Diagnosed with early stages of dementia. Dr. wants to use both Aricept and Namenda, as recent studies show it is advantageous. Dr. had only Namenda available that day, so started it first. Dr. said it was OK to start Namenda first, before the Aricept. After two weeks on Namenda, it seems that his short-term memory is worse. Could this be caused by the Namenda??
Also, if we decide to go off the Namenda (for reason above) until the Aricept can be started, can you just quit taking it (he's up to 20 mg/day) or does he have to get off of it gradually? Thanks!
With my Mom I didn't see any improvement in her memory but I did see a decline in other cognition. Her agitation, aggression, paranoia, personality changes all became worse. She was started on both at the same time. When she was taken off of them she just stopped taking them. But that is something you will need to consult your doctor about.
Please remember that neither of these meds are magic bullets that are going to "give your Dad back".... and the advertisements promise. At best they may slow down the progression. Not stop it or reverse it... just slow it down slightly.
If you will check out the research charts which graft the cognitive decline with and without the medications you will see that there is a slight change in the decline in the first few months on the medication but after that decline is the same.
I think Deb was kind in her remarks - as she always is - bless her - she is one of the few - very smart ladies. - especially concerning this condition.
My spouse had Namenda during her mid and late stages of AZ - until I told the MD to stop it and other chemical cocktails they were giving her. The condition is terminal - first the mind and then the body. Iím unaware of the age of the patient - but cognitive decline is normal during the aging process.

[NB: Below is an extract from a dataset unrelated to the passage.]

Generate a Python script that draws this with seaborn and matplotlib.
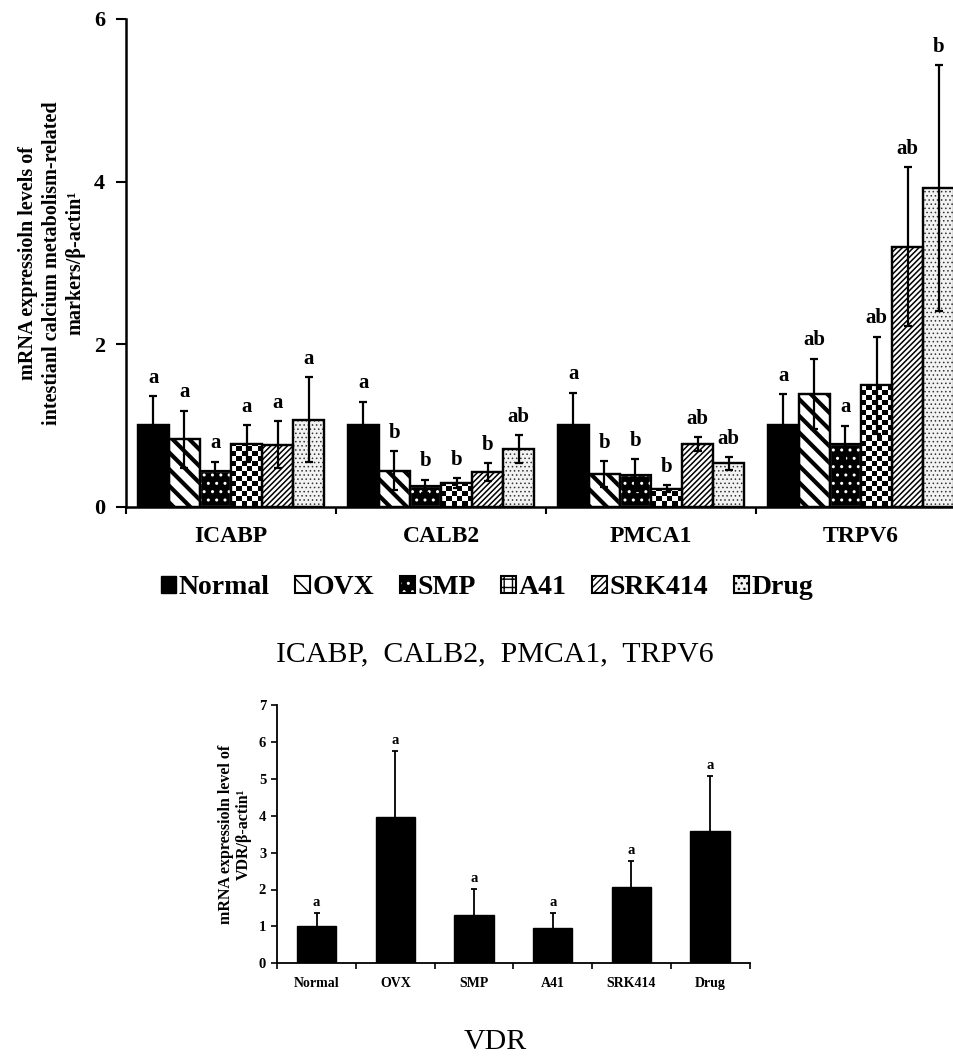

The question remains - Namenda is supposed to slow memory loss - so what portion of the memory is retain - the good - the bad - the ? - or would it be easier on the patient just to leave it in the background - in other words - forget it. Their brain is probably fighting the symptoms of the condition - but it may be a long journey for the patient and you - irregardless of the medications provided.
I just don't think a person with this condition needs to become a walking/talking pharmacy - unless the meds are for discomfort.
I totally agree with Rekem. By the time you see symptoms they are past the early stages where these meds would truly be beneficial. Why would you want to prolong the mid stages, especially if they are struggling against the disease as my Mom was. She had to get worse to get better. By that I mean that she was depressed, anxious, stressed, and full of aggression in the mid stages. Once she lost enough of her cognition to lose the ability to know what she was losing her disposition improved tremendously. No, I can't understand what she is saying now but she says it with a smile and that mischievous twinkle in her eye. I will take that any day. So I am not a fan of handling them a day longer in the mid stages.